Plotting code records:
* BEGIN *
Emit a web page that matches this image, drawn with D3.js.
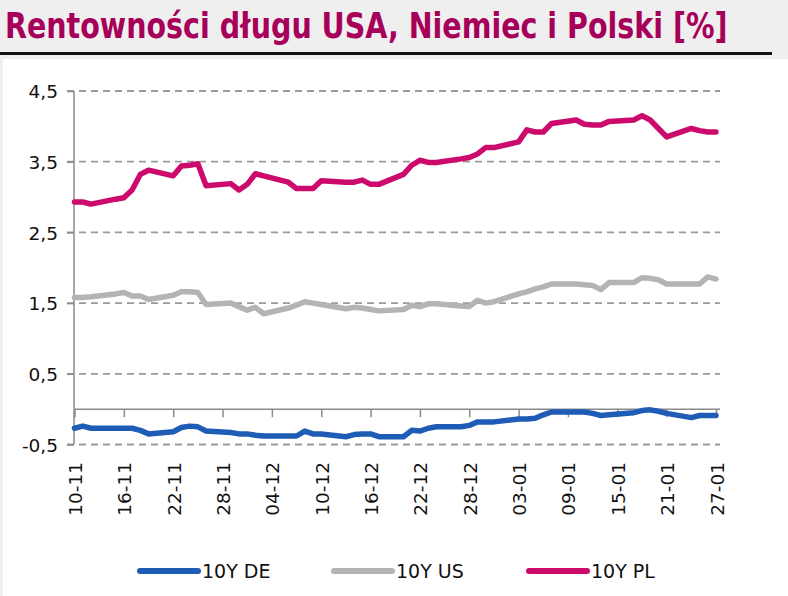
<!DOCTYPE html>
<html>
<head>
<meta charset="utf-8">
<script src="https://cdn.jsdelivr.net/npm/d3@7"></script>
<style>
  html, body { margin: 0; padding: 0; background: #efefef; }
  svg { display: block; }
</style>
</head>
<body>
<svg id="chart" width="788" height="596"></svg>
<script>
// ---------- DATA ----------
const dates = [
  "2021-11-10","2021-11-11","2021-11-12","2021-11-15","2021-11-16","2021-11-17","2021-11-18","2021-11-19",
  "2021-11-22","2021-11-23","2021-11-24","2021-11-25","2021-11-26","2021-11-29","2021-11-30",
  "2021-12-01","2021-12-02","2021-12-03","2021-12-06","2021-12-07","2021-12-08","2021-12-09","2021-12-10",
  "2021-12-13","2021-12-14","2021-12-15","2021-12-16","2021-12-17","2021-12-20","2021-12-21","2021-12-22",
  "2021-12-23","2021-12-24","2021-12-27","2021-12-28","2021-12-29","2021-12-30","2021-12-31",
  "2022-01-03","2022-01-04","2022-01-05","2022-01-06","2022-01-07","2022-01-10","2022-01-11","2022-01-12",
  "2022-01-13","2022-01-14","2022-01-17","2022-01-18","2022-01-19","2022-01-20","2022-01-21",
  "2022-01-24","2022-01-25","2022-01-26","2022-01-27"
];
const de10y = [
  -0.27,-0.24,-0.27,-0.27,-0.27,-0.27,-0.30,-0.35,
  -0.32,-0.26,-0.24,-0.25,-0.31,-0.33,-0.35,
  -0.35,-0.37,-0.38,-0.38,-0.38,-0.31,-0.35,-0.35,
  -0.39,-0.36,-0.35,-0.35,-0.39,-0.39,-0.30,-0.31,
  -0.27,-0.25,-0.25,-0.23,-0.18,-0.18,-0.18,
  -0.14,-0.14,-0.13,-0.08,-0.04,-0.04,-0.04,-0.06,
  -0.09,-0.08,-0.05,-0.02,-0.01,-0.03,-0.06,
  -0.12,-0.09,-0.09,-0.09
];
const us10y = [
  1.58,1.58,1.59,1.63,1.65,1.60,1.60,1.55,
  1.61,1.66,1.66,1.65,1.48,1.50,1.45,
  1.40,1.44,1.35,1.43,1.47,1.52,1.50,1.48,
  1.42,1.44,1.43,1.41,1.39,1.41,1.47,1.45,
  1.49,1.49,1.46,1.45,1.54,1.50,1.52,
  1.63,1.66,1.70,1.73,1.77,1.77,1.76,1.75,
  1.69,1.79,1.79,1.86,1.85,1.83,1.77,
  1.77,1.77,1.87,1.84
];
const pl10y = [
  2.93,2.93,2.90,2.97,2.99,3.10,3.32,3.38,
  3.30,3.44,3.45,3.47,3.16,3.19,3.10,
  3.18,3.33,3.30,3.21,3.12,3.12,3.12,3.23,
  3.21,3.21,3.24,3.18,3.18,3.32,3.45,3.52,
  3.49,3.49,3.54,3.56,3.61,3.70,3.70,
  3.78,3.95,3.92,3.92,4.04,4.09,4.03,4.02,
  4.02,4.07,4.09,4.15,4.09,3.97,3.85,
  3.97,3.94,3.92,3.92
];
const seriesNames = ["10Y DE", "10Y US", "10Y PL"];
const xTickDates = [
  "2021-11-10","2021-11-16","2021-11-22","2021-11-28","2021-12-04","2021-12-10","2021-12-16",
  "2021-12-22","2021-12-28","2022-01-03","2022-01-09","2022-01-15","2022-01-21","2022-01-27"
];
const yTicks = [-0.5, 0.5, 1.5, 2.5, 3.5, 4.5];
const titleText = "Rentowności długu USA, Niemiec i Polski [%]";

// ---------- STYLE ----------
const colors = ["#1f5cb6", "#b4b4b4", "#cc0a6c"];
const titleColor = "#a6005a";
const labelFont = "DejaVu Sans, Liberation Sans, sans-serif";

const svg = d3.select("#chart");
const parse = d3.utcParse("%Y-%m-%d");
const fmtDate = d3.utcFormat("%d-%m");
const locale = d3.formatLocale({decimal: ",", thousands: " ", grouping: [3], currency: ["", ""], minus: "-"});
const fmtY = locale.format(".1f");

// background
svg.append("rect").attr("x", 0).attr("y", 0).attr("width", 788).attr("height", 596).attr("fill", "#efefef");
svg.append("rect").attr("x", 3).attr("y", 59).attr("width", 785).attr("height", 537).attr("fill", "#ffffff");

// title (horizontally scaled to the reference width)
const titleG = svg.append("g");
const title = titleG.append("text")
  .attr("x", 0).attr("y", 0)
  .attr("font-family", "DejaVu Sans Condensed, DejaVu Sans, sans-serif")
  .attr("font-stretch", "condensed")
  .attr("font-weight", "bold")
  .attr("font-size", 36)
  .attr("fill", titleColor)
  .text(titleText);
const natW = title.node().getComputedTextLength();
const sx = Math.min(1, 723 / natW);
titleG.attr("transform", `translate(5,38) scale(${sx},1)`);
svg.append("line").attr("x1", 0).attr("x2", 772).attr("y1", 53.5).attr("y2", 53.5)
  .attr("stroke", "#111").attr("stroke-width", 3);

// scales
const x = d3.scaleUtc()
  .domain([parse(dates[0]), parse(dates[dates.length - 1])])
  .range([74.5, 716]);
const y = d3.scaleLinear().domain([-0.5, 4.5]).range([444.5, 91]);

const plotLeft = 74, plotRight = 720;

// gridlines
svg.append("g").selectAll("line").data(yTicks).join("line")
  .attr("x1", 67).attr("x2", plotRight)
  .attr("y1", d => y(d)).attr("y2", d => y(d))
  .attr("stroke", "#9a9a9a").attr("stroke-width", 1.8)
  .attr("stroke-dasharray", "7,5");

// y axis
const yAxis = svg.append("g").attr("transform", `translate(${plotLeft},0)`)
  .call(d3.axisLeft(y).tickValues(yTicks).tickFormat(fmtY).tickSize(7).tickPadding(9));
yAxis.select(".domain").remove();
yAxis.selectAll(".tick line").attr("stroke", "#8a8a8a").attr("stroke-width", 1.5);
yAxis.selectAll(".tick text").attr("font-family", labelFont).attr("font-size", 18.5).attr("fill", "#111")
  .attr("dy", "0.36em");
svg.append("line").attr("x1", plotLeft).attr("x2", plotLeft).attr("y1", y(4.5)).attr("y2", y(-0.5))
  .attr("stroke", "#8a8a8a").attr("stroke-width", 1.5);

// x axis at zero
const tickDates = xTickDates.map(parse);
const xAxis = svg.append("g").attr("transform", `translate(0,${y(0)})`)
  .call(d3.axisBottom(x).tickValues(tickDates).tickSize(8).tickFormat(""));
xAxis.select(".domain").remove();
xAxis.selectAll(".tick line").attr("stroke", "#8a8a8a").attr("stroke-width", 1.5);
svg.append("line").attr("x1", plotLeft).attr("x2", plotRight).attr("y1", y(0)).attr("y2", y(0))
  .attr("stroke", "#8a8a8a").attr("stroke-width", 1.5);

// x labels (rotated) at bottom
svg.append("g").selectAll("text").data(tickDates).join("text")
  .attr("transform", d => `translate(${x(d) + 1},462) rotate(-90)`)
  .attr("text-anchor", "end")
  .attr("dominant-baseline", "central")
  .attr("font-family", labelFont).attr("font-size", 18.5).attr("fill", "#111")
  .text(d => fmtDate(d));

// lines
const series = [de10y, us10y, pl10y];
const line = d3.line().x((d, i) => x(parse(dates[i]))).y(d => y(d));
svg.append("g").selectAll("path").data(series).join("path")
  .attr("d", d => line(d))
  .attr("fill", "none")
  .attr("stroke", (d, i) => colors[i])
  .attr("stroke-width", 5.5)
  .attr("stroke-linejoin", "round")
  .attr("stroke-linecap", "round");

// legend
const legendX = [140, 334, 529];
const lg = svg.append("g").selectAll("g").data(seriesNames).join("g")
  .attr("transform", (d, i) => `translate(${legendX[i]},571)`);
lg.append("line").attr("x1", 0).attr("x2", 58).attr("y1", 0).attr("y2", 0)
  .attr("stroke", (d, i) => colors[i]).attr("stroke-width", 6).attr("stroke-linecap", "round");
lg.append("text").attr("x", 62).attr("y", 0).attr("dy", "0.36em")
  .attr("font-family", labelFont).attr("font-size", 19).attr("fill", "#111")
  .text(d => d);
</script>
</body>
</html>
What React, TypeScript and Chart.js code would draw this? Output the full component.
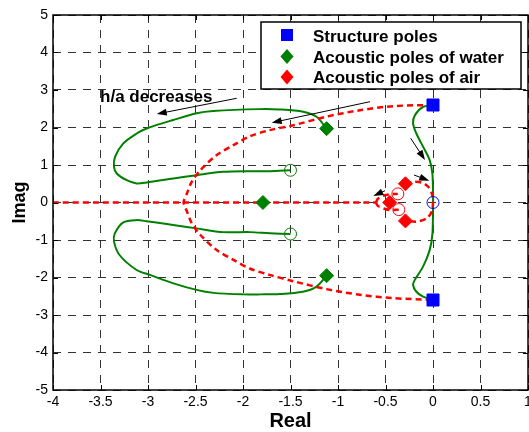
import React, { useEffect, useRef } from 'react';
import { Chart, registerables } from 'chart.js';

Chart.register(...registerables);

// ---------- axis ticks ----------
const xTickValues = [-4, -3.5, -3, -2.5, -2, -1.5, -1, -0.5, 0, 0.5, 1];
const xTickLabels = ['-4', '-3.5', '-3', '-2.5', '-2', '-1.5', '-1', '-0.5', '0', '0.5', '1'];
const yTickValues = [-5, -4, -3, -2, -1, 0, 1, 2, 3, 4, 5];
const yTickLabels = ['-5', '-4', '-3', '-2', '-1', '0', '1', '2', '3', '4', '5'];
const xTitle = 'Real';
const yTitle = 'Imag';

// ---------- legend ----------
const legendLabels = ['Structure poles', 'Acoustic poles of water', 'Acoustic poles of air'];

// ---------- poles & zeros ----------
const structurePoleX = [0, 0];
const structurePoleY = [2.6, -2.6];
const waterPoleX = [-1.12, -1.12, -1.79];
const waterPoleY = [1.97, -1.95, 0];
const airPoleX = [-0.29, -0.29, -0.455];
const airPoleY = [0.5, -0.49, 0];
const structureZeroX = [0];
const structureZeroY = [0];
const waterZeroX = [-1.5, -1.5];
const waterZeroY = [0.86, -0.84];
const airZeroX = [-0.37, -0.36];
const airZeroY = [0.23, -0.19];

// ---------- loci ----------
// green: structure pole locus (right side)
const structLocusX = [0, -0.105, -0.19, -0.21, -0.175, -0.105, -0.035, -0.007, 0, 0, -0.006, -0.035, -0.105, -0.193, -0.21, -0.175, -0.105, -0.017, 0];
const structLocusY = [2.6, 2.55, 2.33, 2.11, 1.84, 1.49, 1.13, 0.78, 0.3, -0.11, -0.83, -1.27, -1.71, -2.07, -2.2, -2.38, -2.51, -2.58, -2.6];

// green: water pole loci (upper and lower loops)
const waterUpperX = [-1.12, -1.226, -1.367, -1.612, -1.822, -2.313, -2.488, -2.734, -3.014, -3.119, -3.26, -3.347, -3.358, -3.329, -3.224, -3.119, -3.014, -2.734, -2.488, -2.208, -1.927, -1.717, -1.5];
const waterUpperY = [1.97, 2.285, 2.42, 2.48, 2.49, 2.44, 2.38, 2.2, 1.975, 1.84, 1.575, 1.217, 0.95, 0.774, 0.595, 0.507, 0.534, 0.64, 0.729, 0.817, 0.836, 0.836, 0.86];
const waterLowerX = [-1.12, -1.23, -1.37, -1.61, -1.82, -2.0, -2.31, -2.49, -2.74, -2.98, -3.12, -3.3, -3.357, -3.35, -3.26, -3.12, -3.014, -2.734, -2.488, -2.208, -1.927, -1.717, -1.5];
const waterLowerY = [-1.95, -2.25, -2.38, -2.44, -2.45, -2.45, -2.41, -2.33, -2.15, -1.93, -1.8, -1.4, -1.05, -0.83, -0.53, -0.47, -0.5, -0.6, -0.69, -0.79, -0.79, -0.82, -0.84];

// red: structure pole locus in air
const airBigX = [0, -0.42, -0.77, -1.12, -1.47, -1.72, -1.93, -2.1, -2.28, -2.45, -2.54, -2.59, -2.625, -2.59, -2.54, -2.45, -2.28, -2.1, -1.93, -1.72, -1.47, -1.12, -0.77, -0.42, 0];
const airBigY = [2.6, 2.57, 2.46, 2.29, 2.06, 1.93, 1.76, 1.53, 1.26, 0.86, 0.55, 0.24, 0, -0.24, -0.55, -0.86, -1.26, -1.53, -1.76, -1.93, -2.1, -2.31, -2.46, -2.55, -2.6];

// red: real-axis segment
const airAxisX = [-4, -0.6];
const airAxisY = [0, 0];

// red: small loop around origin
const airLoopX = [-0.29, -0.2, -0.12, -0.05, -0.01, 0, -0.014, -0.066, -0.17, -0.28];
const airLoopY = [0.5, 0.55, 0.53, 0.42, 0.22, 0, -0.245, -0.42, -0.51, -0.49];

// red: small arcs near the zeros
const airArcUpperX = [-0.6, -0.58, -0.52, -0.45, -0.37];
const airArcUpperY = [0, 0.1, 0.18, 0.22, 0.23];
const airArcLowerX = [-0.6, -0.58, -0.52, -0.45, -0.36];
const airArcLowerY = [0, -0.09, -0.16, -0.2, -0.19];

// ---------- annotations ----------
const arrowFromX = [-2.066, -0.663, -0.235, -0.2, -0.505];
const arrowFromY = [2.779, 2.688, 1.712, 0.733, 0.315];
const arrowToX = [-2.908, -1.698, -0.084, -0.039, -0.628];
const arrowToY = [2.36, 2.128, 1.133, 0.581, 0.173];
const noteText = 'h/a decreases';
const noteX = -3.505;
const noteY = 2.69;

const FONT = '"Liberation Sans", Arial, Helvetica, sans-serif';
const GREEN = '#008000';
const RED = '#ff0000';
const BLUE = '#0000ff';

const pts = (xs: number[], ys: number[]) => xs.map((x, i) => ({ x, y: ys[i] }));

function drawArrow(ctx: CanvasRenderingContext2D, x1: number, y1: number, x2: number, y2: number) {
  const a = Math.atan2(y2 - y1, x2 - x1);
  const L = 10, W = 3.5;
  const c = Math.cos(a), s = Math.sin(a);
  ctx.beginPath();
  ctx.moveTo(x1, y1);
  ctx.lineTo(x2 - L * 0.7 * c, y2 - L * 0.7 * s);
  ctx.stroke();
  ctx.beginPath();
  ctx.moveTo(x2, y2);
  ctx.lineTo(x2 - L * c + W * s, y2 - L * s - W * c);
  ctx.lineTo(x2 - L * c - W * s, y2 - L * s + W * c);
  ctx.closePath();
  ctx.fill();
}

const framePlugin = {
  id: 'frame',
  afterDatasetsDraw(chart: any) {
    const { ctx, chartArea, scales } = chart;
    const { left, right, top, bottom } = chartArea;
    const x = scales.x, y = scales.y;
    ctx.save();
    ctx.strokeStyle = '#000';
    ctx.lineWidth = 1;
    ctx.beginPath();
    xTickValues.forEach((v) => {
      const px = Math.round(x.getPixelForValue(v)) + 0.5;
      ctx.moveTo(px, bottom); ctx.lineTo(px, bottom - 5);
      ctx.moveTo(px, top); ctx.lineTo(px, top + 5);
    });
    yTickValues.forEach((v) => {
      const py = Math.round(y.getPixelForValue(v)) + 0.5;
      ctx.moveTo(left, py); ctx.lineTo(left + 5, py);
      ctx.moveTo(right, py); ctx.lineTo(right - 5, py);
    });
    ctx.stroke();
    ctx.lineWidth = 1.5;
    ctx.strokeRect(left, top, right - left, bottom - top);

    // arrows
    ctx.strokeStyle = '#000';
    ctx.fillStyle = '#000';
    ctx.lineWidth = 1;
    arrowFromX.forEach((_, i) => {
      drawArrow(ctx,
        x.getPixelForValue(arrowFromX[i]), y.getPixelForValue(arrowFromY[i]),
        x.getPixelForValue(arrowToX[i]), y.getPixelForValue(arrowToY[i]));
    });

    // note text
    ctx.font = `bold 17px ${FONT}`;
    ctx.textBaseline = 'alphabetic';
    ctx.textAlign = 'left';
    ctx.fillStyle = '#000';
    ctx.fillText(noteText, x.getPixelForValue(noteX), y.getPixelForValue(noteY));

    // legend
    const lx = 261, ly = 22, lw = 260, lh = 67;
    ctx.fillStyle = '#fff';
    ctx.fillRect(lx, ly, lw, lh);
    ctx.strokeStyle = '#000';
    ctx.lineWidth = 1.5;
    ctx.strokeRect(lx, ly, lw, lh);
    const rowY = [35, 56.5, 77];
    const baseY = [41.5, 62.5, 83];
    const mx = 287;
    ctx.fillStyle = BLUE;
    ctx.fillRect(mx - 6, rowY[0] - 6, 12, 12);
    [GREEN, RED].forEach((col, k) => {
      const cy = rowY[k + 1];
      ctx.fillStyle = col;
      ctx.beginPath();
      ctx.moveTo(mx, cy - 7.5);
      ctx.lineTo(mx + 6.5, cy);
      ctx.lineTo(mx, cy + 7.5);
      ctx.lineTo(mx - 6.5, cy);
      ctx.closePath();
      ctx.fill();
    });
    ctx.fillStyle = '#000';
    ctx.font = `bold 17px ${FONT}`;
    legendLabels.forEach((t, i) => ctx.fillText(t, 313, baseY[i]));
    ctx.restore();
  },
};

export default function App() {
  const ref = useRef<HTMLCanvasElement>(null);
  useEffect(() => {
    const curve = (xs: number[], ys: number[], color: string, dashed: boolean, order: number) => ({
      data: pts(xs, ys),
      showLine: true,
      borderColor: color,
      backgroundColor: color,
      borderWidth: dashed ? 2.5 : 2,
      borderDash: dashed ? [6, 4] : [],
      pointRadius: 0,
      tension: 0.3,
      fill: false,
      order,
    });
    const marker = (xs: number[], ys: number[], style: string, r: number, fillCol: string, edge: string, order: number) => ({
      data: pts(xs, ys),
      showLine: false,
      pointStyle: style,
      pointRadius: r,
      backgroundColor: fillCol,
      borderColor: edge,
      borderWidth: 1,
      order,
    });
    const chart = new Chart(ref.current as HTMLCanvasElement, {
      type: 'scatter',
      data: {
        datasets: [
          marker(structurePoleX, structurePoleY, 'rect', 8.5, BLUE, BLUE, 0),
          marker(waterPoleX, waterPoleY, 'rectRot', 7, GREEN, GREEN, 0),
          marker(airPoleX, airPoleY, 'rectRot', 7, RED, RED, 0),
          marker(structureZeroX, structureZeroY, 'circle', 6, 'rgba(0,0,0,0)', BLUE, 0),
          marker(waterZeroX, waterZeroY, 'circle', 6, 'rgba(0,0,0,0)', GREEN, 0),
          marker(airZeroX, airZeroY, 'circle', 6, 'rgba(0,0,0,0)', RED, 0),
          curve(airBigX, airBigY, RED, true, 1),
          curve(airAxisX, airAxisY, RED, true, 1),
          curve(airLoopX, airLoopY, RED, true, 1),
          curve(airArcUpperX, airArcUpperY, RED, true, 1),
          curve(airArcLowerX, airArcLowerY, RED, true, 1),
          curve(structLocusX, structLocusY, GREEN, false, 2),
          curve(waterUpperX, waterUpperY, GREEN, false, 2),
          curve(waterLowerX, waterLowerY, GREEN, false, 2),
        ] as any,
      },
      options: {
        responsive: false,
        animation: false,
        events: [],
        layout: { autoPadding: false, padding: { top: 15, left: 0, right: 1, bottom: 0 } },
        plugins: { legend: { display: false }, tooltip: { enabled: false } },
        scales: {
          x: {
            type: 'linear',
            min: -4,
            max: 1,
            afterBuildTicks: (s: any) => { s.ticks = xTickValues.map((v) => ({ value: v })); },
            afterFit: (s: any) => { s.height = 42; s.paddingLeft = 0; s.paddingRight = 0; },
            ticks: {
              callback: (_v: any, i: number) => xTickLabels[i],
              font: { family: FONT, size: 14 },
              color: '#000',
              padding: 4,
              maxRotation: 0,
              autoSkip: false,
            },
            grid: { color: '#333', lineWidth: 1, drawTicks: false },
            border: { display: false, dash: [8, 7] },
            title: {
              display: true,
              text: xTitle,
              color: '#000',
              font: { family: FONT, size: 20, weight: 'bold', lineHeight: 1 },
              padding: { top: 0, bottom: 1 },
            },
          },
          y: {
            type: 'linear',
            min: -5,
            max: 5,
            afterBuildTicks: (s: any) => { s.ticks = yTickValues.map((v) => ({ value: v })); },
            afterFit: (s: any) => { s.width = 53; s.paddingTop = 0; s.paddingBottom = 0; },
            ticks: {
              callback: (_v: any, i: number) => yTickLabels[i],
              font: { family: FONT, size: 14 },
              color: '#000',
              padding: 5,
              autoSkip: false,
            },
            grid: { color: '#333', lineWidth: 1, drawTicks: false },
            border: { display: false, dash: [8, 7] },
            title: {
              display: true,
              text: yTitle,
              color: '#000',
              font: { family: FONT, size: 18, weight: 'bold', lineHeight: 1 },
              padding: { top: 11, bottom: 0 },
            },
          },
        },
      } as any,
      plugins: [framePlugin],
    });
    return () => chart.destroy();
  }, []);
  return (
    <div style={{ position: 'fixed', left: 0, top: 0, width: 529, height: 432, background: '#fff' }}>
      <canvas ref={ref} width={529} height={432} style={{ display: 'block', width: 529, height: 432 }} />
    </div>
  );
}
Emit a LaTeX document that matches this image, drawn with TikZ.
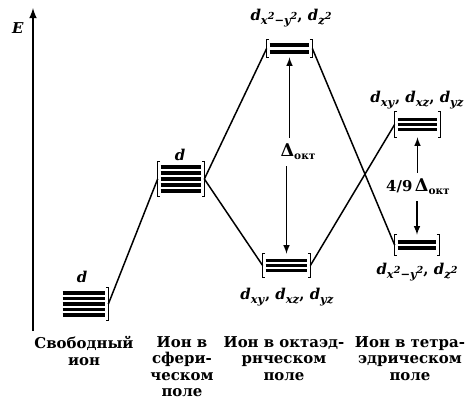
* END *
Challenge –
Extract the part of the records that opens with the line containing "What React, TypeScript" and closes with the line containing "const yTitle = 'Imag';". Take only those lines, exactly, and no pictures.

Full response –
What React, TypeScript and Chart.js code would draw this? Output the full component.
import React, { useEffect, useRef } from 'react';
import { Chart, registerables } from 'chart.js';

Chart.register(...registerables);

// ---------- axis ticks ----------
const xTickValues = [-4, -3.5, -3, -2.5, -2, -1.5, -1, -0.5, 0, 0.5, 1];
const xTickLabels = ['-4', '-3.5', '-3', '-2.5', '-2', '-1.5', '-1', '-0.5', '0', '0.5', '1'];
const yTickValues = [-5, -4, -3, -2, -1, 0, 1, 2, 3, 4, 5];
const yTickLabels = ['-5', '-4', '-3', '-2', '-1', '0', '1', '2', '3', '4', '5'];
const xTitle = 'Real';
const yTitle = 'Imag';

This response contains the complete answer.